— START OF SOURCE MATERIAL —
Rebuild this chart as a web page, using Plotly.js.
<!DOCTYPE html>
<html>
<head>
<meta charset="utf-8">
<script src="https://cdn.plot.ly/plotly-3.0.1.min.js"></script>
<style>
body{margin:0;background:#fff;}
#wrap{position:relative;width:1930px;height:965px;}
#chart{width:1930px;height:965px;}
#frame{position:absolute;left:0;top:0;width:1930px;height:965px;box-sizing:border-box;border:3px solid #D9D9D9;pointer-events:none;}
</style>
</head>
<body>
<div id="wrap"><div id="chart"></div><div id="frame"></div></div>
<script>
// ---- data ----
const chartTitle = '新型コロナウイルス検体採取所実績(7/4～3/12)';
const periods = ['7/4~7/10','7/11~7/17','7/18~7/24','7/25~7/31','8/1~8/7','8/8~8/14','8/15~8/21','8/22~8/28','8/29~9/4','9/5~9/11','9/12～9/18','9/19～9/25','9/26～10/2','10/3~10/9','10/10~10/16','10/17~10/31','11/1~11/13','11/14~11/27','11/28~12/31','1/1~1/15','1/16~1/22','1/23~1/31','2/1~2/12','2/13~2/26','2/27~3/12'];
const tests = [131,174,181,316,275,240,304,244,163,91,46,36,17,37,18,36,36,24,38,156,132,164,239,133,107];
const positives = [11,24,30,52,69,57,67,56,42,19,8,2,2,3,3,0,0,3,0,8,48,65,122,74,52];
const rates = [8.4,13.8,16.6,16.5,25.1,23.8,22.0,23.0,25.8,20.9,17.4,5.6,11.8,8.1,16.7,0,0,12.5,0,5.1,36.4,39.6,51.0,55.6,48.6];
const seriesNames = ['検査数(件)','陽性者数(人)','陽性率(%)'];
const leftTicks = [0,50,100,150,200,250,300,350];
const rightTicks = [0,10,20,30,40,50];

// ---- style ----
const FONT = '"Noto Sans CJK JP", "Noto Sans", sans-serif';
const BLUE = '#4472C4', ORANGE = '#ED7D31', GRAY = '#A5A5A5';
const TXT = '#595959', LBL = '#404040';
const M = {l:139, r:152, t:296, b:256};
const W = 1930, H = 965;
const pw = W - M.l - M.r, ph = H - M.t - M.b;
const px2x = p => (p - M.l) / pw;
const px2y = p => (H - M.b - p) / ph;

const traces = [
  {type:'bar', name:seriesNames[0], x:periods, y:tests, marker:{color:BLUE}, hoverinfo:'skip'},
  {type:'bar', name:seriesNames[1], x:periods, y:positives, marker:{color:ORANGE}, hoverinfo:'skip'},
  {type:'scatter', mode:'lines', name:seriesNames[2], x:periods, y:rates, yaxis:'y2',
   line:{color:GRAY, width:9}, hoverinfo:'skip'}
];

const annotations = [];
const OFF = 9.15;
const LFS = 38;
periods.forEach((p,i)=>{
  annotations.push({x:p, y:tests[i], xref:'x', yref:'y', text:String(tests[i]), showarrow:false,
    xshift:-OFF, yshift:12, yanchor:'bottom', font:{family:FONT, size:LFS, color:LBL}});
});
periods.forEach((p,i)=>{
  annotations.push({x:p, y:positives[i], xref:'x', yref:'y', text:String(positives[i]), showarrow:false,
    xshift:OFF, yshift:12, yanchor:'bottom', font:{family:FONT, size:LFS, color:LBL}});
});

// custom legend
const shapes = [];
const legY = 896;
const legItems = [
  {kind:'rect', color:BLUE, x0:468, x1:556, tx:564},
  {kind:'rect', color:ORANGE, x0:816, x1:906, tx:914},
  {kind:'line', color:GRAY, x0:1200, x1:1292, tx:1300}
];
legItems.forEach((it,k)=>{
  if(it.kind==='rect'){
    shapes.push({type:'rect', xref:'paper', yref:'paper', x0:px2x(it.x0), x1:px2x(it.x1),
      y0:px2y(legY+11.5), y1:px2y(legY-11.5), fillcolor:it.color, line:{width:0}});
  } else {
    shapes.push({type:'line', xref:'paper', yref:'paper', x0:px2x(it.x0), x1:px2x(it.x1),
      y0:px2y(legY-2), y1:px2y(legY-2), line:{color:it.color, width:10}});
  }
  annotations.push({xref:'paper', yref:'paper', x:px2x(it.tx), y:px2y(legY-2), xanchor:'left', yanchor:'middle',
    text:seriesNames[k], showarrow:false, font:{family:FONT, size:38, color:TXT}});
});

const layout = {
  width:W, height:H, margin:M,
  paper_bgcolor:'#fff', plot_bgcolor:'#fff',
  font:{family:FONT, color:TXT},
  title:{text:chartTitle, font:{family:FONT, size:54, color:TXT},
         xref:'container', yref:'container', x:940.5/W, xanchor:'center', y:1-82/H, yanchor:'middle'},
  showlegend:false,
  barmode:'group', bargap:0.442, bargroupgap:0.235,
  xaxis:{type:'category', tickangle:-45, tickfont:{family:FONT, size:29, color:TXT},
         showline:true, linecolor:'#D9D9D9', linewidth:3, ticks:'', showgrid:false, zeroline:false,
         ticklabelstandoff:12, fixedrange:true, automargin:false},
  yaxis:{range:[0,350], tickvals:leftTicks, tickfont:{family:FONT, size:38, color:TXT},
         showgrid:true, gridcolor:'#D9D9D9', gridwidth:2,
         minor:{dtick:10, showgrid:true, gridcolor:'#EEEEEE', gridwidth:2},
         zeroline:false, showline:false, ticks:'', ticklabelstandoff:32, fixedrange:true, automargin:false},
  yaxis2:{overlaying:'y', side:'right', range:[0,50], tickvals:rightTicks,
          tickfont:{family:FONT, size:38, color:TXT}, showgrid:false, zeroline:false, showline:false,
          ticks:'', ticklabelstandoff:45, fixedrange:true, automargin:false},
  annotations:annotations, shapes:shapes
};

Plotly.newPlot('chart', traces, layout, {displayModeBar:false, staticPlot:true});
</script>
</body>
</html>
— END OF SOURCE MATERIAL —
• [TASK TO COMPLETE]: Write out exactly the lines from the start of the material through the line with "const px2y = p => (H - M.b - p) / ph;". No other output is expected.

• [RESULT BELOW]:
Rebuild this chart as a web page, using Plotly.js.
<!DOCTYPE html>
<html>
<head>
<meta charset="utf-8">
<script src="https://cdn.plot.ly/plotly-3.0.1.min.js"></script>
<style>
body{margin:0;background:#fff;}
#wrap{position:relative;width:1930px;height:965px;}
#chart{width:1930px;height:965px;}
#frame{position:absolute;left:0;top:0;width:1930px;height:965px;box-sizing:border-box;border:3px solid #D9D9D9;pointer-events:none;}
</style>
</head>
<body>
<div id="wrap"><div id="chart"></div><div id="frame"></div></div>
<script>
// ---- data ----
const chartTitle = '新型コロナウイルス検体採取所実績(7/4～3/12)';
const periods = ['7/4~7/10','7/11~7/17','7/18~7/24','7/25~7/31','8/1~8/7','8/8~8/14','8/15~8/21','8/22~8/28','8/29~9/4','9/5~9/11','9/12～9/18','9/19～9/25','9/26～10/2','10/3~10/9','10/10~10/16','10/17~10/31','11/1~11/13','11/14~11/27','11/28~12/31','1/1~1/15','1/16~1/22','1/23~1/31','2/1~2/12','2/13~2/26','2/27~3/12'];
const tests = [131,174,181,316,275,240,304,244,163,91,46,36,17,37,18,36,36,24,38,156,132,164,239,133,107];
const positives = [11,24,30,52,69,57,67,56,42,19,8,2,2,3,3,0,0,3,0,8,48,65,122,74,52];
const rates = [8.4,13.8,16.6,16.5,25.1,23.8,22.0,23.0,25.8,20.9,17.4,5.6,11.8,8.1,16.7,0,0,12.5,0,5.1,36.4,39.6,51.0,55.6,48.6];
const seriesNames = ['検査数(件)','陽性者数(人)','陽性率(%)'];
const leftTicks = [0,50,100,150,200,250,300,350];
const rightTicks = [0,10,20,30,40,50];

// ---- style ----
const FONT = '"Noto Sans CJK JP", "Noto Sans", sans-serif';
const BLUE = '#4472C4', ORANGE = '#ED7D31', GRAY = '#A5A5A5';
const TXT = '#595959', LBL = '#404040';
const M = {l:139, r:152, t:296, b:256};
const W = 1930, H = 965;
const pw = W - M.l - M.r, ph = H - M.t - M.b;
const px2x = p => (p - M.l) / pw;
const px2y = p => (H - M.b - p) / ph;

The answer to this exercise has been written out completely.